▶ Code that draws figures:
***
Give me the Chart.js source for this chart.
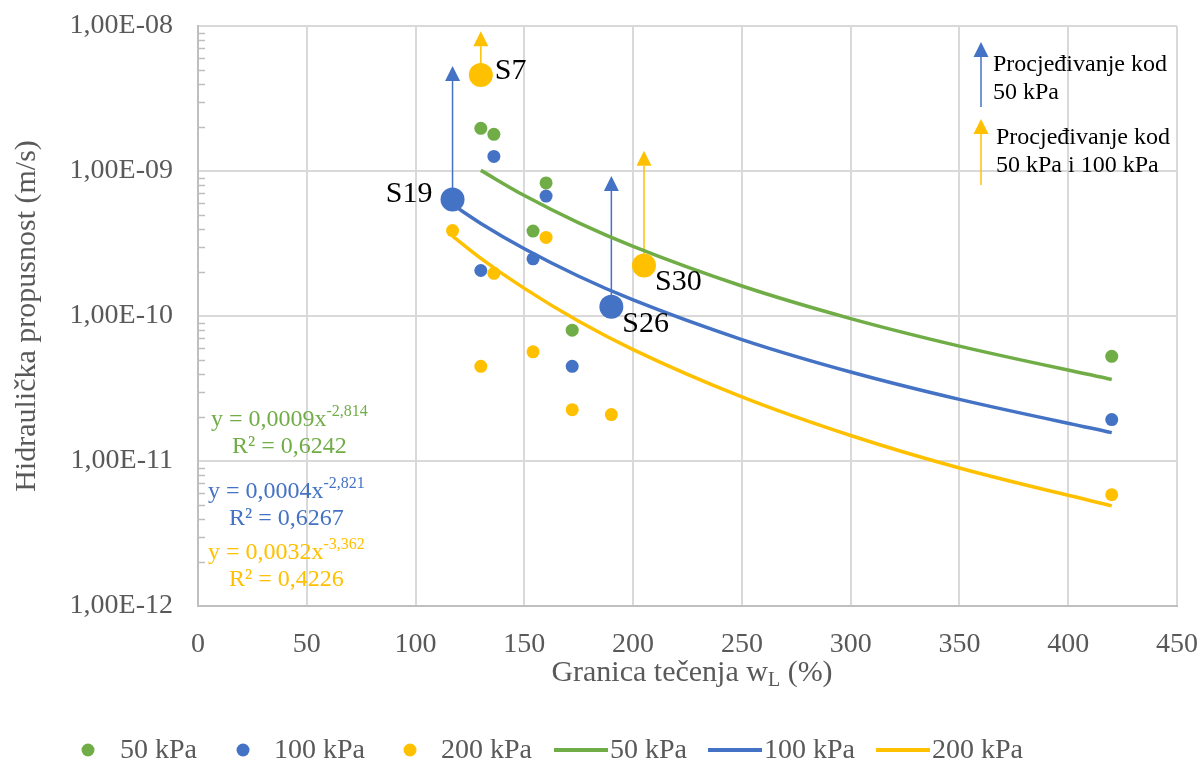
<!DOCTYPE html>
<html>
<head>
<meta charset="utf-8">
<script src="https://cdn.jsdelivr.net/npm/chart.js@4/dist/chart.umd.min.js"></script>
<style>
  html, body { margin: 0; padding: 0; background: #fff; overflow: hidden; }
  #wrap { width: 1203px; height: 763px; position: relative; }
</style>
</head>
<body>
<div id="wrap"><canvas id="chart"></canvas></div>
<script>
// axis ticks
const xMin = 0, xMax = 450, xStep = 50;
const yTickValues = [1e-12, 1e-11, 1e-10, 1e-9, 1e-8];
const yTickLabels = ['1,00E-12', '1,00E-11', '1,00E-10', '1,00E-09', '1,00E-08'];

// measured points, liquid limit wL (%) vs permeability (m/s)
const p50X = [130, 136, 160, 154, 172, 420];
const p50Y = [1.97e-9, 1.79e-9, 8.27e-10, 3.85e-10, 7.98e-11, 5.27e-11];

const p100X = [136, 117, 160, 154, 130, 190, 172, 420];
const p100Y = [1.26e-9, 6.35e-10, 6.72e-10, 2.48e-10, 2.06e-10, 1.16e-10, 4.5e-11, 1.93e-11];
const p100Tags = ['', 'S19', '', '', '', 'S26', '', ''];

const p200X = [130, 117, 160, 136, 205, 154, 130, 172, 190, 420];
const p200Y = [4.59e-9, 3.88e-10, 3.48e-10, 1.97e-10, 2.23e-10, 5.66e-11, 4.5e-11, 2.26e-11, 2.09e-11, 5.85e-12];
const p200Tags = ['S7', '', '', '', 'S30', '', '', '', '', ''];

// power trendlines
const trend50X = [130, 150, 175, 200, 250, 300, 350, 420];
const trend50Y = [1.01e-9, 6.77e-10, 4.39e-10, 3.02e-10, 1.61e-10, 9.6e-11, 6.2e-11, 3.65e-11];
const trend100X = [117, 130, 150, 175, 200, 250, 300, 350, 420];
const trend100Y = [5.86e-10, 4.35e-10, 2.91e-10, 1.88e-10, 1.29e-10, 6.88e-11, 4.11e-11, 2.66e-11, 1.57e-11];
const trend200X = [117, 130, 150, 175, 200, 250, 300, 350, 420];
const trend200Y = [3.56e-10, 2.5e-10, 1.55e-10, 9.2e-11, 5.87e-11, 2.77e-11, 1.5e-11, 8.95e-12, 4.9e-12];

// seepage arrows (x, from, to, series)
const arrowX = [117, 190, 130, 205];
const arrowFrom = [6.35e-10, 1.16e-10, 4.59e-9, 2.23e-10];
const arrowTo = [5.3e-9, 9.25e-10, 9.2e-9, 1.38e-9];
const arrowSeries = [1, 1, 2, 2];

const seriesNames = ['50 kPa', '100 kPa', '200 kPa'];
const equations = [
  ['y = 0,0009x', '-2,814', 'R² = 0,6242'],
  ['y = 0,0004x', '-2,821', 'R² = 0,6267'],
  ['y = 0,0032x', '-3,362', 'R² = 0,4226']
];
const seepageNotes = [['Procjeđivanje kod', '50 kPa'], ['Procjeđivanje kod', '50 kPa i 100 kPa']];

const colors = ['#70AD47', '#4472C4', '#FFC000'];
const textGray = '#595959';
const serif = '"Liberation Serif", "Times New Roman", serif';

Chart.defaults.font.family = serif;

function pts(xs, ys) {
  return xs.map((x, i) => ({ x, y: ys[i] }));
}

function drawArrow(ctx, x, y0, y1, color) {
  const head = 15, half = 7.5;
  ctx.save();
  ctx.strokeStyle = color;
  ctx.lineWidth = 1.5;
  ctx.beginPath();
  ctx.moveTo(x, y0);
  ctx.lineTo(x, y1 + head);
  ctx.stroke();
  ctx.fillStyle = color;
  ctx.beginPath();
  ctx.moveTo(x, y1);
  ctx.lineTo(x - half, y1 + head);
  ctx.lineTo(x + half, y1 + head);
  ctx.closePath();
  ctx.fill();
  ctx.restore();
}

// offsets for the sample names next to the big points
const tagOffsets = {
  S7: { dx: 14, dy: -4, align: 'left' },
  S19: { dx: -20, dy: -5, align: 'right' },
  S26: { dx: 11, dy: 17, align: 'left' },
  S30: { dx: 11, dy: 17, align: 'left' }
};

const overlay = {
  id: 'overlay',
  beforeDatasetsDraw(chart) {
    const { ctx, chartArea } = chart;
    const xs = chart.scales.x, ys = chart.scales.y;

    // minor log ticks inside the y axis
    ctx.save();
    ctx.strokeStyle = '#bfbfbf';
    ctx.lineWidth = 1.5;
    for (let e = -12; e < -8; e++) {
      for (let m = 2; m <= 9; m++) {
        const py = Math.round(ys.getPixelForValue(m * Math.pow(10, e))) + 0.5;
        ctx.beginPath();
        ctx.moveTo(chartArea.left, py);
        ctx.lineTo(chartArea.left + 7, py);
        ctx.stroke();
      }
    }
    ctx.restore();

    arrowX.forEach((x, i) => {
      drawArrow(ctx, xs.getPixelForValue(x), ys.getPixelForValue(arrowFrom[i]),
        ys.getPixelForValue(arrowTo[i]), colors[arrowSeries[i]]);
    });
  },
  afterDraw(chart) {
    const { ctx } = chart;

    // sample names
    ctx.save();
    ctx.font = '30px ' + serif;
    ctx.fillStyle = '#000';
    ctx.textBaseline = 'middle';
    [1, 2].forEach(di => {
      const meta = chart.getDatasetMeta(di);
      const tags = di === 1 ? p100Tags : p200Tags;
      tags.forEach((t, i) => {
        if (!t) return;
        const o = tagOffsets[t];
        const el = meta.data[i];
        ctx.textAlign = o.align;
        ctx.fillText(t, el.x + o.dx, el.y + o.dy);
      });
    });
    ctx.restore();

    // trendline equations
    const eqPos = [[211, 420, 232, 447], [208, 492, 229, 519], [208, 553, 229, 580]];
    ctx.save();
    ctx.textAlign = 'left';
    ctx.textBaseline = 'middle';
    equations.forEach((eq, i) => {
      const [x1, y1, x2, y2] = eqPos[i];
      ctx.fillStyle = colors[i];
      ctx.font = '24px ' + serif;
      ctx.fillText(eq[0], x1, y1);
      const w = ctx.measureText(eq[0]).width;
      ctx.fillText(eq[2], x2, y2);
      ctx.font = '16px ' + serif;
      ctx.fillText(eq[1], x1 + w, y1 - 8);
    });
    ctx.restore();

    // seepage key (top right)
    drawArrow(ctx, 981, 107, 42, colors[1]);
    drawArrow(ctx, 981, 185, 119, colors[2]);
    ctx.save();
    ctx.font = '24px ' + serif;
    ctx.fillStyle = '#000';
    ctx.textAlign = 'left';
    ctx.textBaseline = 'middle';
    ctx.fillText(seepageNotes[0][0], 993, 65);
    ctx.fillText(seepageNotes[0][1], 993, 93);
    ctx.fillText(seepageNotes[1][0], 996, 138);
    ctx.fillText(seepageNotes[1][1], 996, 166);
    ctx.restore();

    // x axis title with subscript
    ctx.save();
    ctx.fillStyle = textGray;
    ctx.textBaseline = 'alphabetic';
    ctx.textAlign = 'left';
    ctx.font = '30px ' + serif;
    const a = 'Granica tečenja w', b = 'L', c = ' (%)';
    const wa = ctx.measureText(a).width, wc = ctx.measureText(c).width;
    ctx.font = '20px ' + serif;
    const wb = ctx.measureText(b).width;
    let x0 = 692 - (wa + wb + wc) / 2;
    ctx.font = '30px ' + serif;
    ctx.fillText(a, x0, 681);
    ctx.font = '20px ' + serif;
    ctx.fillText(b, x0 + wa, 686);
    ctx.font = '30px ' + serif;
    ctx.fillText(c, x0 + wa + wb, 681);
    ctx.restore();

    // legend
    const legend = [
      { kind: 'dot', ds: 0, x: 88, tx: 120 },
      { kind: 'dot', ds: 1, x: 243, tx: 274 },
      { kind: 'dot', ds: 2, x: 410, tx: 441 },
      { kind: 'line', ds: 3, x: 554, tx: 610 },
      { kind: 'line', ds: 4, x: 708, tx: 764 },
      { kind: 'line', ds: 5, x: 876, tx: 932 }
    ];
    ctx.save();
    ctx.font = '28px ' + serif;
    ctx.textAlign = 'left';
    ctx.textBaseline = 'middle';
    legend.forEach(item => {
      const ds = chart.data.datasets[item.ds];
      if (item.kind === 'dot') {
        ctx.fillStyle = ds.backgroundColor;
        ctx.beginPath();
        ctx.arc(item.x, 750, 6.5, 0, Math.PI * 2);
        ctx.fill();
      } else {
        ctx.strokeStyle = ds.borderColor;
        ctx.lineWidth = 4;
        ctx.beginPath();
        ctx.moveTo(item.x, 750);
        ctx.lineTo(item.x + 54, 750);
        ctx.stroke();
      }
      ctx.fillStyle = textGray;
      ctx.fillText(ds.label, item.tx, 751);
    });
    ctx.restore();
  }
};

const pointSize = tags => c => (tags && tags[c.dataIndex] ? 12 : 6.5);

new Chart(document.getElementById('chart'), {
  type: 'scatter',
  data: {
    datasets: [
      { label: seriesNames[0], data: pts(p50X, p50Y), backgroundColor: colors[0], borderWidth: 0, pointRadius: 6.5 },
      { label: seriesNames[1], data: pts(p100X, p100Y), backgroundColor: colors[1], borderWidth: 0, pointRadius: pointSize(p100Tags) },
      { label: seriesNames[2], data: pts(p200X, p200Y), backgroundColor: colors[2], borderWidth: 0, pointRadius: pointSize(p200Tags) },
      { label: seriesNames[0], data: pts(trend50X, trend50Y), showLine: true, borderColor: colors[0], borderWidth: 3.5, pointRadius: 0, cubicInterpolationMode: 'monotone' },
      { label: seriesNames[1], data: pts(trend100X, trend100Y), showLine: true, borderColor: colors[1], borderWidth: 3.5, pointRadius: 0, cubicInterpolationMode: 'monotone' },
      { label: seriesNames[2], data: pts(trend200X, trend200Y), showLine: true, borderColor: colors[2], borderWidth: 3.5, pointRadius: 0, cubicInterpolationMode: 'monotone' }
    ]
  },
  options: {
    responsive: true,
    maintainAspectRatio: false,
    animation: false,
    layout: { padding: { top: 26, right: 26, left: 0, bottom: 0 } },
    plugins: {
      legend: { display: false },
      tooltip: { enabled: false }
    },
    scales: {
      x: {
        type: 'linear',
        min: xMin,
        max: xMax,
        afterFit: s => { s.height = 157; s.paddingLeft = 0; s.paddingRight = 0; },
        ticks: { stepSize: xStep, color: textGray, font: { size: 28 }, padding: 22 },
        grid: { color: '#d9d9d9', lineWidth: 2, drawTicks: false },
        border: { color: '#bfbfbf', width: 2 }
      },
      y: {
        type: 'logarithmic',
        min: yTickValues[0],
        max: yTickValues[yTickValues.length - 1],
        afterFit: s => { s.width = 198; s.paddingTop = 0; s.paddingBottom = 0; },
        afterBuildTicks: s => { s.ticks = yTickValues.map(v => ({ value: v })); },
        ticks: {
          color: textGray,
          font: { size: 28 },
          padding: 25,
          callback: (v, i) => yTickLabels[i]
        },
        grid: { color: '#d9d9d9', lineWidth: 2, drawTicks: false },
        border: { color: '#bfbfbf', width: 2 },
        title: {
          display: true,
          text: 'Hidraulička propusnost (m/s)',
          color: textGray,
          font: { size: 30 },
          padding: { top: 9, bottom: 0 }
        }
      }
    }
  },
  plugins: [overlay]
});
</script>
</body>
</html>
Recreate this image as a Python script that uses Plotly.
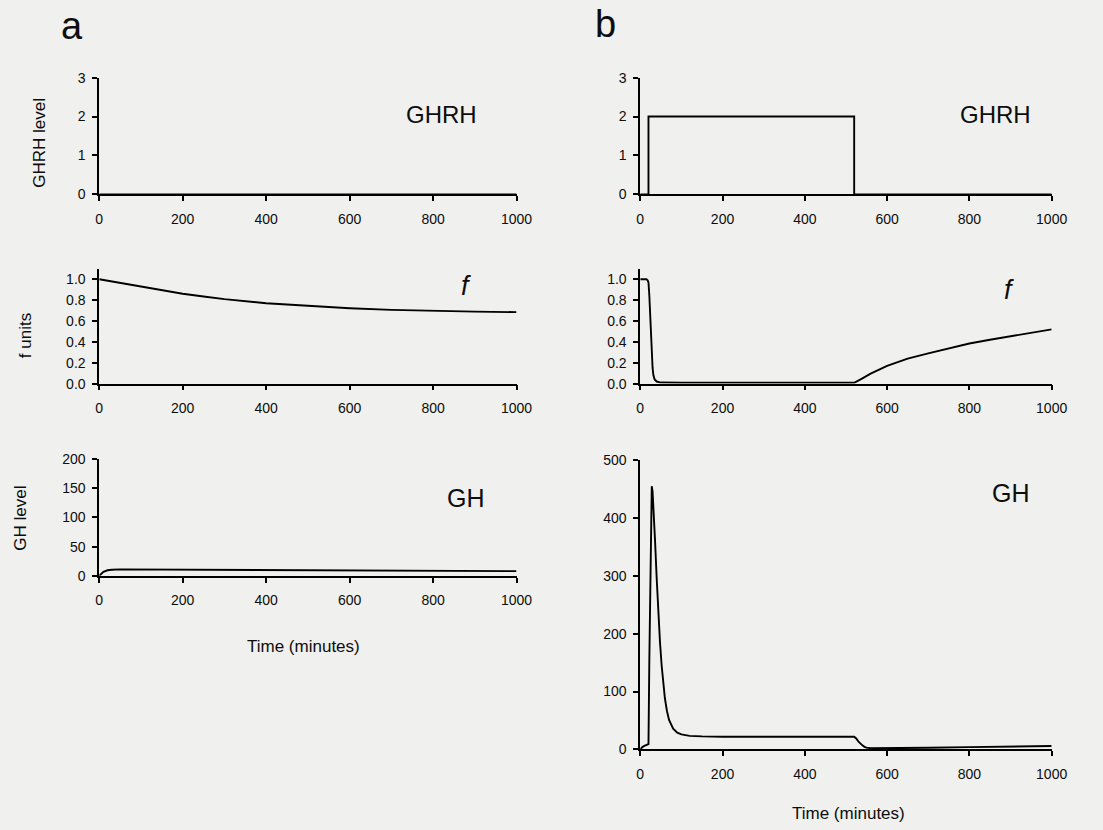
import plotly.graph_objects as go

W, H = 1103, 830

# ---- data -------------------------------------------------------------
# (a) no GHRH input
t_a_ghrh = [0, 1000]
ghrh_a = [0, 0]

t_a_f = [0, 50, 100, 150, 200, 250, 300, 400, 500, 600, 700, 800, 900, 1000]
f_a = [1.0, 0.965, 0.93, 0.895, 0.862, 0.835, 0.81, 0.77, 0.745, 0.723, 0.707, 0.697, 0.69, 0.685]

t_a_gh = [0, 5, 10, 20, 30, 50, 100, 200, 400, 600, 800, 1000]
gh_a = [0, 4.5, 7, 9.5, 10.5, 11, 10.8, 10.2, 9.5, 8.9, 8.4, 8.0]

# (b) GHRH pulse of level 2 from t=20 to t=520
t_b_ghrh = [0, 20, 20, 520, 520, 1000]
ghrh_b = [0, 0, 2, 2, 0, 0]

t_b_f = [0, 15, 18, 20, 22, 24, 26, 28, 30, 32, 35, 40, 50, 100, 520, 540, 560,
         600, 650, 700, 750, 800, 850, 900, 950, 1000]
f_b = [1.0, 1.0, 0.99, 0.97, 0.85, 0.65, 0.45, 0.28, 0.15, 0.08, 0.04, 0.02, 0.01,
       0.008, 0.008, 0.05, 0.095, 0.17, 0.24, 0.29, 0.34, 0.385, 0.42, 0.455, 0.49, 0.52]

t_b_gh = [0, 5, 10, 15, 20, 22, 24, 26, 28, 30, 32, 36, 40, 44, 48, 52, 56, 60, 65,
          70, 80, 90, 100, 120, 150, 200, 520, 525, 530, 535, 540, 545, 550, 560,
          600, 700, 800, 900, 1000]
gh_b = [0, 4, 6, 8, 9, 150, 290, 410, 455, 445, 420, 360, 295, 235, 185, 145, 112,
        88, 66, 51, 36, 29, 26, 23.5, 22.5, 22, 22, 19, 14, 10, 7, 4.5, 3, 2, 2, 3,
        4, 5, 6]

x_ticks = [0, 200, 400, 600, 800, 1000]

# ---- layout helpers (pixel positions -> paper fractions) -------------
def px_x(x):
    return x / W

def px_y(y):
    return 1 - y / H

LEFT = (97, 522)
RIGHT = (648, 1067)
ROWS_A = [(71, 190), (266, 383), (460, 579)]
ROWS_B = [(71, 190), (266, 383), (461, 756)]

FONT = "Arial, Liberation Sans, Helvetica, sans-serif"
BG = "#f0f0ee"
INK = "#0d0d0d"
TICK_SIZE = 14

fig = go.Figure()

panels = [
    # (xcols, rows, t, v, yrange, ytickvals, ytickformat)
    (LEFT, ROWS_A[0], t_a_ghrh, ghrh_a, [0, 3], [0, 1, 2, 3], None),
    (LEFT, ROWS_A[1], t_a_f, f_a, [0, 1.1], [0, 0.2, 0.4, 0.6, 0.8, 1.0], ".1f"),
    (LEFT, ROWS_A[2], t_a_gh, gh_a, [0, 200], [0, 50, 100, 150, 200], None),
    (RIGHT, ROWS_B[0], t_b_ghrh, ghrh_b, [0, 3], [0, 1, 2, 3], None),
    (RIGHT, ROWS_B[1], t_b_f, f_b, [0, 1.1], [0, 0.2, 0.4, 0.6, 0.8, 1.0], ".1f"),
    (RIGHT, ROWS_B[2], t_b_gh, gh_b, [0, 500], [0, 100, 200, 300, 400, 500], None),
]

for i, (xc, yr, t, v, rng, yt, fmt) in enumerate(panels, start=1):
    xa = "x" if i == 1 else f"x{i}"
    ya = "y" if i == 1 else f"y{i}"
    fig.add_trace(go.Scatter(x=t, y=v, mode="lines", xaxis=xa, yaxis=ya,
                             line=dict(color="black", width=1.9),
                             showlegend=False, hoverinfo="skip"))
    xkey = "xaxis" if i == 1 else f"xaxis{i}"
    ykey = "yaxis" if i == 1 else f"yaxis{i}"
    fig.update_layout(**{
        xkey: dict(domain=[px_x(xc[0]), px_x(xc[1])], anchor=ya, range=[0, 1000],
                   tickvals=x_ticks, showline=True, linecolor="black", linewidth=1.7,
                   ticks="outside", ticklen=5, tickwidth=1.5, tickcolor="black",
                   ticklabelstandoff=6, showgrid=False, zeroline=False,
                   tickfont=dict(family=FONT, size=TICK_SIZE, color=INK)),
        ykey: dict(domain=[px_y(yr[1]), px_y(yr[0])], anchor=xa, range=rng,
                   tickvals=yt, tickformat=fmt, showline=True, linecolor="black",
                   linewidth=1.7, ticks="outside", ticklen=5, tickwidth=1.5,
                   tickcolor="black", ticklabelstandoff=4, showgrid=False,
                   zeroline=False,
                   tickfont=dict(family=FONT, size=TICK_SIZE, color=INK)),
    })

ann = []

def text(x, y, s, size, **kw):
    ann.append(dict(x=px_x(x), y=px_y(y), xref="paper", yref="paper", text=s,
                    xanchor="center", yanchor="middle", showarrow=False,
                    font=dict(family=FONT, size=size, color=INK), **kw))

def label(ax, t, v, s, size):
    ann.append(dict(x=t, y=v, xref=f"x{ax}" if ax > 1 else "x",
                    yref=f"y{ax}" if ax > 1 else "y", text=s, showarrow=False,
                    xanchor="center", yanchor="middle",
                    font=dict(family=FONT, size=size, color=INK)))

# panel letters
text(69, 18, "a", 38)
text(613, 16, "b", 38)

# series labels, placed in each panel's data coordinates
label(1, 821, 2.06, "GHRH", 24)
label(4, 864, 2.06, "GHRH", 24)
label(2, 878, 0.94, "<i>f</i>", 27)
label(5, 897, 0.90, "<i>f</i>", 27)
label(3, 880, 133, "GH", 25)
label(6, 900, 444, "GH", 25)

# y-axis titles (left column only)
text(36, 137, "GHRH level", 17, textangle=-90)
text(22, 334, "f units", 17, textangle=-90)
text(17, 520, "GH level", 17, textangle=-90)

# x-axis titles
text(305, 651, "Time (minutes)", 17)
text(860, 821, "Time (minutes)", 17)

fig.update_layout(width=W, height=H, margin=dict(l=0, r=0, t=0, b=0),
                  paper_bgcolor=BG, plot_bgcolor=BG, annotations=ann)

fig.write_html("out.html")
***
▶ Written instruction:
Quote exactly what appears from the line containing "Recreate this image" through the line containing "0.455, 0.49, 0.52]", both included, except for the pictures, and nothing more.

▶ Answer to this task:
Recreate this image as a Python script that uses Plotly.
import plotly.graph_objects as go

W, H = 1103, 830

# ---- data -------------------------------------------------------------
# (a) no GHRH input
t_a_ghrh = [0, 1000]
ghrh_a = [0, 0]

t_a_f = [0, 50, 100, 150, 200, 250, 300, 400, 500, 600, 700, 800, 900, 1000]
f_a = [1.0, 0.965, 0.93, 0.895, 0.862, 0.835, 0.81, 0.77, 0.745, 0.723, 0.707, 0.697, 0.69, 0.685]

t_a_gh = [0, 5, 10, 20, 30, 50, 100, 200, 400, 600, 800, 1000]
gh_a = [0, 4.5, 7, 9.5, 10.5, 11, 10.8, 10.2, 9.5, 8.9, 8.4, 8.0]

# (b) GHRH pulse of level 2 from t=20 to t=520
t_b_ghrh = [0, 20, 20, 520, 520, 1000]
ghrh_b = [0, 0, 2, 2, 0, 0]

t_b_f = [0, 15, 18, 20, 22, 24, 26, 28, 30, 32, 35, 40, 50, 100, 520, 540, 560,
         600, 650, 700, 750, 800, 850, 900, 950, 1000]
f_b = [1.0, 1.0, 0.99, 0.97, 0.85, 0.65, 0.45, 0.28, 0.15, 0.08, 0.04, 0.02, 0.01,
       0.008, 0.008, 0.05, 0.095, 0.17, 0.24, 0.29, 0.34, 0.385, 0.42, 0.455, 0.49, 0.52]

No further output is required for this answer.